The phosphorylation of FgHapX mediated by the Ser/Thr kinase FgYak1 is required for the transcriptional activity of FgHapX.
(A) The mutations of FgHapX at 245 and 338 from Ser to Ala or loss of FgYak1 led to a decreased phosphorylation level of FgHapX. Proteins extracted from ΔFgHapX::FgHapX-mCherry, ΔFgHapX::FgHapX-CS245A/S338A-mCherry, or ΔFgYak1-HapX::FgHapX-mCherry were subjected to Phos-tag SDS-PAGE and normal SDS-PAGE followed by immunoblotting with an anti-mCherry antibody. (B) Sensitivity of the wild type, ΔFgHapX, ΔFgHapX-C, ΔFgHapX-CS245A/S338A and ΔFgYak1 to FeSO4. Each strain was inoculated on MM or PDA amended without or with FeSO4 at the indicated concentration, and then incubated at 25°C for 3 days. (C) Mycelial growth inhibition of each strain under each treatment was calculated after 3 days of incubation (B). Means and standard errors were calculated from three repeats. Significance was measured using unpaired t-test (n.s. not significant, *p < 0.05, **p < 0.01). (D) Relative transcription levels of iron-related genes in the wild type, ΔFgHapX, ΔFgHapX-CS245A/S338A, and ΔFgYak1 growth in CM for 1 day. The expression level of each gene in each mutant is the amount of mRNA relative to the same gene in the wild type. Means and standard errors of each gene were calculated from three repeats. Significance was measured using unpaired t-test (n.s. not significant, *p < 0.05, **p < 0.01, ***p < 0.001). (E) FgHapX interacts with FgYak1 in the co-immunoprecipitation (Co-IP) assay. Western blots of total proteins (input) from transformants expressing the FgYak1-Flag and/or FgHapX-mCherry constructs (upper panel), and the proteins eluted from anti-Flag agarose beads (lower panel) were detected with the anti-mCherry or anti-Flag antibody. Detection with the anti-GAPDH antibody was conducted for the protein loading reference. (F) FgYak1-Flag (red) interacts with FgHapX-mCherry (green) in the nucleus in the immunofluorescence assay. Nuclei were stained with DAPI. Bar = 1 μm.
Fig 8.
A proposed model of iron homeostasis regulated by FgAtm1 in F. graminearum.
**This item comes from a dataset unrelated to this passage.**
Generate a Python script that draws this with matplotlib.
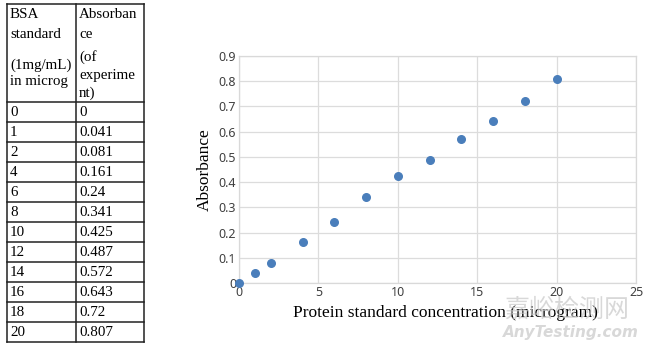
import matplotlib.pyplot as plt

# BSA standard data
bsa_ug = [0, 1, 2, 4, 6, 8, 10, 12, 14, 16, 18, 20]
absorb = [0, 0.041, 0.081, 0.161, 0.24, 0.341, 0.425, 0.487, 0.572, 0.643, 0.72, 0.807]
absorb_txt = ['0', '0.041', '0.081', '0.161', '0.24', '0.341', '0.425',
              '0.487', '0.572', '0.643', '0.72', '0.807']

head_col1 = [('BSA', 15), ('standard', 35), ('(1mg/mL)', 65), ('in microg', 82)]
head_col2 = [('Absorban', 15), ('ce', 35), ('(of', 57), ('experime', 75), ('nt)', 93)]

W, H = 650, 346
fig = plt.figure(figsize=(W / 100, H / 100), dpi=100)

# ---- table on the left, drawn in pixel coordinates ----
tab = fig.add_axes([0, 0, 1, 1])
tab.set_xlim(0, W)
tab.set_ylim(H, 0)
tab.axis('off')

x0, xm, x1 = 7, 76, 144
y_top, y_head, row_h = 4, 102, 20
y_bot = y_head + row_h * len(bsa_ug)
lw = 1.1
for x in (x0, xm, x1):
    tab.plot([x, x], [y_top, y_bot], color='#222222', lw=lw, solid_capstyle='projecting')
tab.plot([x0, x1], [y_top, y_top], color='#222222', lw=lw)
for i in range(len(bsa_ug) + 1):
    y = y_head + i * row_h
    tab.plot([x0, x1], [y, y], color='#222222', lw=lw)

serif = 'Liberation Serif'
fs = 10.8
for txt, y in head_col1:
    tab.text(x0 + 3, y, txt, family=serif, fontsize=fs, va='center', ha='left')
for txt, y in head_col2:
    tab.text(xm + 3, y, txt, family=serif, fontsize=fs, va='center', ha='left')
for i, (c, a) in enumerate(zip(bsa_ug, absorb_txt)):
    yc = y_head + i * row_h + row_h / 2 + 0.5
    tab.text(x0 + 3, yc, str(c), family=serif, fontsize=fs, va='center', ha='left')
    tab.text(xm + 3, yc, a, family=serif, fontsize=fs, va='center', ha='left')

# ---- scatter chart ----
ax = fig.add_axes([239 / W, 1 - 283 / H, (636 - 239) / W, (283 - 56) / H])
ax.scatter(bsa_ug, absorb, s=30, color='#4a7ebb', zorder=3, clip_on=False)
ax.set_xlim(0, 25)
ax.set_ylim(0, 0.9)
ax.set_xticks(range(0, 26, 5))
ax.set_yticks([i / 10 for i in range(10)])
ax.set_yticklabels(['0'] + ['%.1f' % (i / 10) for i in range(1, 10)])
ax.grid(True, color='#dcdcdc', lw=0.9)
ax.set_axisbelow(True)
for s in ax.spines.values():
    s.set_color('#d9d9d9')
    s.set_linewidth(0.9)
ax.tick_params(length=0, labelsize=9.0, colors='#404040', pad=2)
for lab in ax.get_xticklabels() + ax.get_yticklabels():
    lab.set_family('Noto Sans')
ax.set_xlabel('Protein standard concentration (microgram)', family=serif,
              fontsize=12.5)
ax.xaxis.set_label_coords(0.519, -0.095)
ax.set_ylabel('Absorbance', family=serif, fontsize=12.5, labelpad=4)

# watermark
fig.text(567, H - 310, '嘉峪检测网', family=['Noto Sans CJK SC', 'DejaVu Sans'],
         fontsize=18, color='#c8c8c8', alpha=0.7, ha='center', va='center',
         transform=None)
fig.text(571, H - 332, 'AnyTesting.com', family='DejaVu Sans', style='italic',
         weight='bold', fontsize=11, color='#c8c8c8', alpha=0.7, ha='center',
         va='center', transform=None)

fig.savefig('out.png', dpi=100)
FgAtm1 regulates the export of GSH-linked [2Fe-2S] clusters from mitochondria to cytoplasm, subsequently affects the assembly of cytoplasmic Fe-S proteins nitrite reductase (FgNiiA) and xanthine dehydrogenase (FgXdh) that are key enzymes for non-preferred nitrogen utilization. The activated FgNiiA and FgXdh inhibit the transcription of nitrogen metabolism regulator FgAreA. FgAreA activates expression of the transcription repressor FgHapX, subsequently regulates the transcription of iron-related genes in F. graminearum. In addition, the function of FgHapX is dependent on its interacting protein FgGrx4 and phosphorylation mediated by kinase FgYak1.